Mary Pastrana


Central Region Representative

My love of libraries began at a young age when my mother would take me to visit the public library in my hometown of Santa Ana. It was there that I discovered books on cassette and immersed myself in tales like Frog and Toad or The Berenstain Bears, which ignited my love of reading and imagination. This marked a pivotal moment in my life. As someone who faced challenges with reading in English, having access to these resources was incredibly valuable for my language development. The library provided learning materials that catered to my needs and ultimately facilitated my growth in English. While my childhood dealt with suppressing my Spanish language so that I could grow in English, I am happy to see the progress libraries are making in their collection development and in their workforce diversity. There is still much work to be done but I believe we are heading in the right direction thanks to the advocacy efforts of library associations like Reforma.
Though my professional path led me away from libraries for a time, I eventually made my way back in 2016, serving as a school librarian in downtown Santa Ana. Since then I have dedicated almost eight years to the library profession. I have had the great fortune of serving in leadership roles throughout my career. First as a school librarian in California, then as a programming and outreach coordinator in Oregon, and now proudly serving as a librarian for the Pascua Yaqui tribe of Tucson, Arizona. In addition, I am also pursuing my MLIS from the iSchool at San Jose State. Although I have been away from home for quite some time, I have been blessed with the opportunity to serve diverse communities, particularly with Spanish-speaking members. My profession has given me the ability to connect with my roots, culture, and traditions even while living far from my home.

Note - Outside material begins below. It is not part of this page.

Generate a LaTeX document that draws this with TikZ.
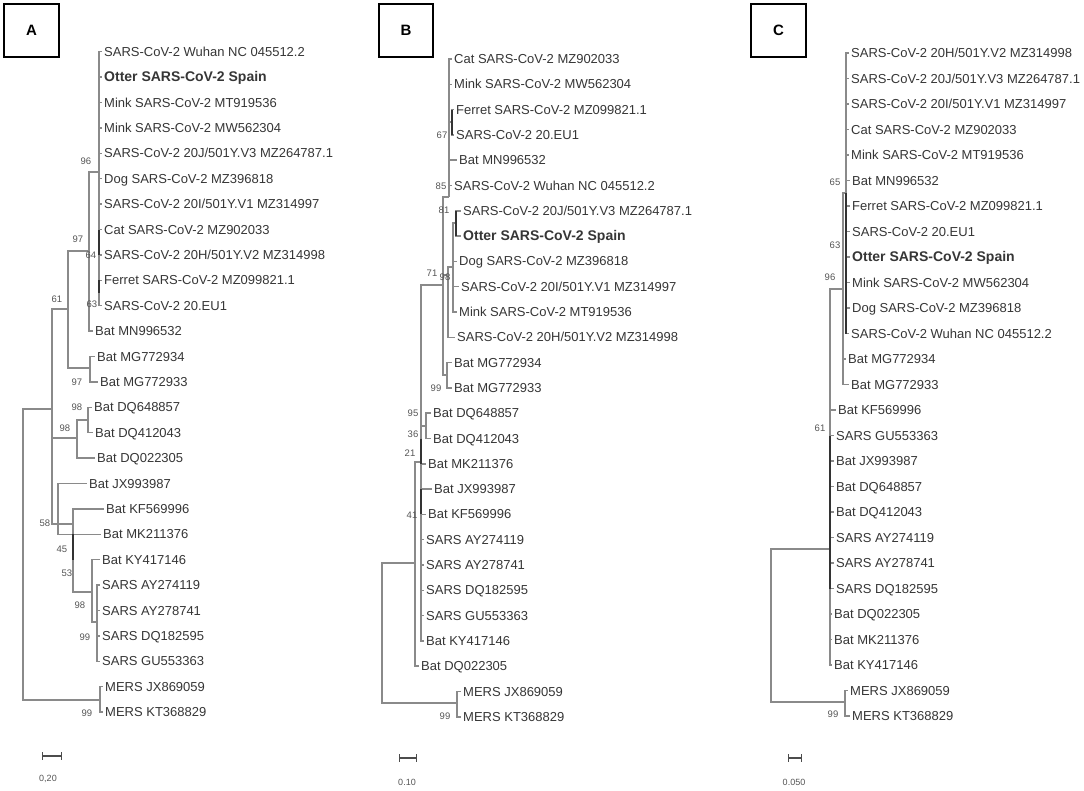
\documentclass[tikz,border=0pt]{standalone}
\usepackage{fontspec}
\setmainfont{Liberation Sans}
\usetikzlibrary{arrows}
\definecolor{branchgray}{HTML}{8A8A8A}
\definecolor{leafgray}{HTML}{363636}
\definecolor{bootgray}{HTML}{555555}
\tikzstyle{leaf} = [anchor=west, inner xsep=2pt, inner ysep=0pt, text height=9.5pt,
    text depth=0.5pt, font=\fontsize{13}{13}\selectfont, text=leafgray]
\tikzstyle{boot} = [inner sep=0pt, font=\fontsize{9.5}{9.5}\selectfont, text=bootgray]
\tikzstyle{branch} = [draw=branchgray, line width=1.5pt]
\tikzstyle{thickbranch} = [draw=black!80, line width=2.4pt]
\tikzstyle{panel} = [rectangle, draw, line width=1.5pt, minimum width=55pt,
    minimum height=53pt, inner sep=0pt, font=\fontsize{15}{15}\selectfont\bfseries]
\tikzstyle{scalebar} = [draw=black!70, line width=1.2pt, |-|]
\tikzstyle{scalelabel} = [inner sep=0pt, font=\fontsize{9}{9}\selectfont, text=bootgray]
\newcommand{\otterlabel}{{\fontsize{14}{14}\selectfont\bfseries Otter SARS-CoV-2 Spain}}

\begin{document}
\begin{tikzpicture}[x=1pt, y=-1pt]
        \path [fill=white, use as bounding box] (0,0) rectangle (1084,790);
        % Panel boxes
        \node [panel, minimum width=55pt] (boxA) at (31.5,30.5) {A};
        \node [panel, minimum width=54pt] (boxB) at (406,30.5) {B};
        \node [panel, minimum width=55pt] (boxC) at (778.5,30.5) {C};
        % Place leaves, panel A
        \foreach \nm/\tx/\lab [count=\k from 0] in {
            aWuh/104/{SARS-CoV-2 Wuhan NC 045512.2},
            aOtt/104/\otterlabel,
            aMkT/104/{Mink SARS-CoV-2 MT919536},
            aMkW/104/{Mink SARS-CoV-2 MW562304},
            aV3/104/{SARS-CoV-2 20J/501Y.V3 MZ264787.1},
            aDog/104/{Dog SARS-CoV-2 MZ396818},
            aV1/104/{SARS-CoV-2 20I/501Y.V1 MZ314997},
            aCat/104/{Cat SARS-CoV-2 MZ902033},
            aV2/104/{SARS-CoV-2 20H/501Y.V2 MZ314998},
            aFer/104/{Ferret SARS-CoV-2 MZ099821.1},
            aEU/104/{SARS-CoV-2 20.EU1},
            aMN/95/{Bat MN996532},
            aMG4/97/{Bat MG772934},
            aMG3/100/{Bat MG772933},
            aDQ6/94/{Bat DQ648857},
            aDQ4/95/{Bat DQ412043},
            aDQ0/97/{Bat DQ022305},
            aJX/89/{Bat JX993987},
            aKF/106/{Bat KF569996},
            aMK/103/{Bat MK211376},
            aKY/102/{Bat KY417146},
            aAY1/102/{SARS AY274119},
            aAY7/102/{SARS AY278741},
            aDQ1/102/{SARS DQ182595},
            aGU/102/{SARS GU553363},
            aMJ/105/{MERS JX869059},
            aMK3/105/{MERS KT368829}}
            \node [leaf] (\nm) at (\tx-2, 51.7+25.4*\k) {\lab};
        % Inner nodes, panel A
        \coordinate (aSC) at (99,172);
        \coordinate (a96) at (89,251);
        \coordinate (aMGn) at (90,368);
        \coordinate (a97) at (68,309);
        \coordinate (aDQn) at (88,420);
        \coordinate (a98) at (77,438);
        \coordinate (aSARS4) at (97,622);
        \coordinate (aSARS) at (92,592);
        \coordinate (aKFn) at (73,524);
        \coordinate (a58) at (58,524);
        \coordinate (a61) at (52,409);
        \coordinate (aMERS) at (100,700);
        \coordinate (aRoot) at (23,555);
        % Draw edges, panel A
        \foreach \c in {aWuh,aOtt,aMkT,aMkW,aV3,aDog,aV1,aCat,aV2,aFer,aEU}
            \path [branch] (aSC) |- (\c.west);
        \foreach \p/\c in {a96/aSC, a96/aMN.west, aMGn/aMG4.west, aMGn/aMG3.west,
            a97/a96, a97/aMGn, aDQn/aDQ6.west, aDQn/aDQ4.west, a98/aDQn, a98/aDQ0.west,
            aSARS4/aAY1.west, aSARS4/aAY7.west, aSARS4/aDQ1.west, aSARS4/aGU.west,
            aSARS/aKY.west, aSARS/aSARS4, aKFn/aKF.west, aKFn/aSARS,
            a58/aJX.west, a58/aMK.west, a58/aKFn, a61/a97, a61/a98, a61/a58,
            aMERS/aMJ.west, aMERS/aMK3.west, aRoot/a61, aRoot/aMERS}
            \path [branch] (\p) |- (\c);
        \path [thickbranch] (aSC |- aCat.west) -- (aSC |- aV2.west);
        \path [thickbranch] (aSC |- aFer.west) -- ++(0,13);
        \path [thickbranch] (aKFn |- aMK.west) -- (aKFn |- aKY.west);
        % Place leaves, panel B
        \foreach \nm/\tx/\lab [count=\k from 0] in {
            bCat/454/{Cat SARS-CoV-2 MZ902033},
            bMkW/454/{Mink SARS-CoV-2 MW562304},
            bFer/456/{Ferret SARS-CoV-2 MZ099821.1},
            bEU/456/{SARS-CoV-2 20.EU1},
            bMN/459/{Bat MN996532},
            bWuh/454/{SARS-CoV-2 Wuhan NC 045512.2},
            bV3/463/{SARS-CoV-2 20J/501Y.V3 MZ264787.1},
            bOtt/463/\otterlabel,
            bDog/459/{Dog SARS-CoV-2 MZ396818},
            bV1/461/{SARS-CoV-2 20I/501Y.V1 MZ314997},
            bMkT/459/{Mink SARS-CoV-2 MT919536},
            bV2/457/{SARS-CoV-2 20H/501Y.V2 MZ314998},
            bMG4/454/{Bat MG772934},
            bMG3/454/{Bat MG772933},
            bDQ6/433/{Bat DQ648857},
            bDQ4/433/{Bat DQ412043},
            bMK/428/{Bat MK211376},
            bJX/434/{Bat JX993987},
            bKF/428/{Bat KF569996},
            bAY1/426/{SARS AY274119},
            bAY7/426/{SARS AY278741},
            bDQ1/426/{SARS DQ182595},
            bGU/426/{SARS GU553363},
            bKY/426/{Bat KY417146},
            bDQ0/421/{Bat DQ022305},
            bMJ/463/{MERS JX869059},
            bMK3/463/{MERS KT368829}}
            \node [leaf] (\nm) at (\tx-2, 59+25.3*\k) {\lab};
        % Inner nodes, panel B
        \coordinate (bFE) at (452,122);
        \coordinate (bTop) at (449,197);
        \coordinate (bOV) at (456,223);
        \coordinate (bOD) at (453,267);
        \coordinate (b98) at (448,275);
        \coordinate (bMGn) at (447,375);
        \coordinate (b71) at (443,285);
        \coordinate (bDQn) at (426,426);
        \coordinate (bIn) at (421,462);
        \coordinate (bOut) at (415,563);
        \coordinate (bMERS) at (457,703);
        \coordinate (bRoot) at (382,633);
        % Draw edges, panel B
        \foreach \p/\c in {bFE/bFer.west, bFE/bEU.west, bTop/bCat.west, bTop/bMkW.west,
            bTop/bFE, bTop/bMN.west, bTop/bWuh.west, bOV/bV3.west, bOV/bOtt.west,
            bOD/bOV, bOD/bDog.west, bOD/bV1.west, bOD/bMkT.west, b98/bOD, b98/bV2.west,
            bMGn/bMG4.west, bMGn/bMG3.west, b71/bTop, b71/b98, b71/bMGn,
            bDQn/bDQ6.west, bDQn/bDQ4.west, bIn/b71, bIn/bDQn, bIn/bMK.west,
            bIn/bJX.west, bIn/bKF.west, bIn/bAY1.west, bIn/bAY7.west, bIn/bDQ1.west,
            bIn/bGU.west, bIn/bKY.west, bOut/bIn, bOut/bDQ0.west,
            bMERS/bMJ.west, bMERS/bMK3.west, bRoot/bOut, bRoot/bMERS}
            \path [branch] (\p) |- (\c);
        \path [thickbranch] (bFE |- bFer.west) -- (bFE |- bEU.west);
        \path [thickbranch] (bOV |- bV3.west) -- (bOV |- bOtt.west);
        \path [thickbranch] (bIn |- bDQ4.west) -- (bIn |- bMK.west);
        \path [thickbranch] (bIn |- bJX.west) -- (bIn |- bKF.west);
        % Place leaves, panel C
        \foreach \nm/\tx/\lab [count=\k from 0] in {
            cV2/851/{SARS-CoV-2 20H/501Y.V2 MZ314998},
            cV3/851/{SARS-CoV-2 20J/501Y.V3 MZ264787.1},
            cV1/851/{SARS-CoV-2 20I/501Y.V1 MZ314997},
            cCat/851/{Cat SARS-CoV-2 MZ902033},
            cMkT/851/{Mink SARS-CoV-2 MT919536},
            cMN/852/{Bat MN996532},
            cFer/852/{Ferret SARS-CoV-2 MZ099821.1},
            cEU/852/{SARS-CoV-2 20.EU1},
            cOtt/852/\otterlabel,
            cMkW/852/{Mink SARS-CoV-2 MW562304},
            cDog/852/{Dog SARS-CoV-2 MZ396818},
            cWuh/851/{SARS-CoV-2 Wuhan NC 045512.2},
            cMG4/848/{Bat MG772934},
            cMG3/851/{Bat MG772933},
            cKF/838/{Bat KF569996},
            cGU/836/{SARS GU553363},
            cJX/836/{Bat JX993987},
            cDQ6/836/{Bat DQ648857},
            cDQ4/836/{Bat DQ412043},
            cAY1/836/{SARS AY274119},
            cAY7/836/{SARS AY278741},
            cDQ1/836/{SARS DQ182595},
            cDQ0/834/{Bat DQ022305},
            cMK/834/{Bat MK211376},
            cKY/834/{Bat KY417146},
            cMJ/850/{MERS JX869059},
            cMK3/852/{MERS KT368829}}
            \node [leaf] (\nm) at (\tx-2, 53+25.5*\k) {\lab};
        % Inner nodes, panel C
        \coordinate (cSC) at (846,193);
        \coordinate (c96) at (843,289);
        \coordinate (c61) at (830,549);
        \coordinate (cMERS) at (845,702);
        \coordinate (cRoot) at (771,625);
        % Draw edges, panel C
        \foreach \c in {cV2,cV3,cV1,cCat,cMkT,cMN,cFer,cEU,cOtt,cMkW,cDog,cWuh}
            \path [branch] (cSC) |- (\c.west);
        \foreach \c in {cKF,cGU,cJX,cDQ6,cDQ4,cAY1,cAY7,cDQ1,cDQ0,cMK,cKY}
            \path [branch] (c61) |- (\c.west);
        \foreach \p/\c in {c96/cSC, c96/cMG4.west, c96/cMG3.west, c61/c96,
            cMERS/cMJ.west, cMERS/cMK3.west, cRoot/c61, cRoot/cMERS}
            \path [branch] (\p) |- (\c);
        \path [thickbranch] (cSC) -- (cSC |- cWuh.west);
        \path [thickbranch] (c61 |- cGU.west) -- (c61 |- cDQ1.west);
        % Bootstrap values
        \foreach \nm/\x/\y/\v in {bsA96/86/161/96, bsA97a/78/239/97, bsA64/91/255/64,
            bsA63/92/304/63, bsA61/57/299/61, bsA97b/77/382/97, bsA98a/77/407/98,
            bsA98b/65/428/98, bsA58/45/523/58, bsA45/62/549/45, bsA53/67/573/53,
            bsA98c/80/605/98, bsA99a/85/637/99, bsA99b/87/713/99,
            bsB67/442/135/67, bsB85/441/186/85, bsB81/444/210/81, bsB71/432/273/71,
            bsB98/445/277/98, bsB99a/436/388/99, bsB95/413/413/95, bsB36/413/434/36,
            bsB21/410/453/21, bsB41/412/515/41, bsB99b/445/716/99,
            bsC65/835/182/65, bsC63/835/245/63, bsC96/830/277/96, bsC61/820/428/61,
            bsC99/833/714/99}
            \node [boot] (\nm) at (\x,\y) {\v};
        % Scale bars
        \coordinate (sbA1) at (42,756);
        \coordinate (sbA2) at (62,756);
        \coordinate (sbB1) at (399,758);
        \coordinate (sbB2) at (417,758);
        \coordinate (sbC1) at (788,758);
        \coordinate (sbC2) at (802,758);
        \path [scalebar] (sbA1) -- (sbA2);
        \path [scalebar] (sbB1) -- (sbB2);
        \path [scalebar] (sbC1) -- (sbC2);
        \node [scalelabel] (slA) at (48,779) {0,20};
        \node [scalelabel] (slB) at (407,782) {0.10};
        \node [scalelabel] (slC) at (794,782) {0.050};
\end{tikzpicture}
\end{document}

In my various roles throughout my library profession, I have dedicated my time to fostering collaboration, engaging in interpersonal communication, prioritizing community engagement, and creatively presenting library services. After reading the Reforma manual, the Central Region Representative role is largely based on communication and serving as the liaison between chapters and the Executive Board. With my strong communication skills and ability to maintain relationships, I feel confident in my ability to communicate with chapter members effectively. Another reason for my interest in the Central Region Representative role is my experience spanning three states, two of which are located within the parameters of the Central Region and maintaining those valuable connections with former colleagues. I look forward to collaborating, assisting, and engaging with fellow Reformistas from this region to further the goals and mission of Reforma as a whole.
I am eager to contribute to the association’s mission of promoting, growing and sustaining library and information services to Latinos and Spanish-speaking communities, while advocating for their unique needs.
 In the Yaqui language the word “sewa” has two meanings. The first being the literal meaning of a flower, while the second meaning is your calling in life or your purpose in this life. For me, my “sewa” is library service; it harnesses my passion and dedication to making a positive difference in my community and I strongly believe in the transformative power of libraries and look forward to my continued relationship with serving diverse communities through impactful library and information services with Reforma. Thank you for the opportunity to participate in the nomination process.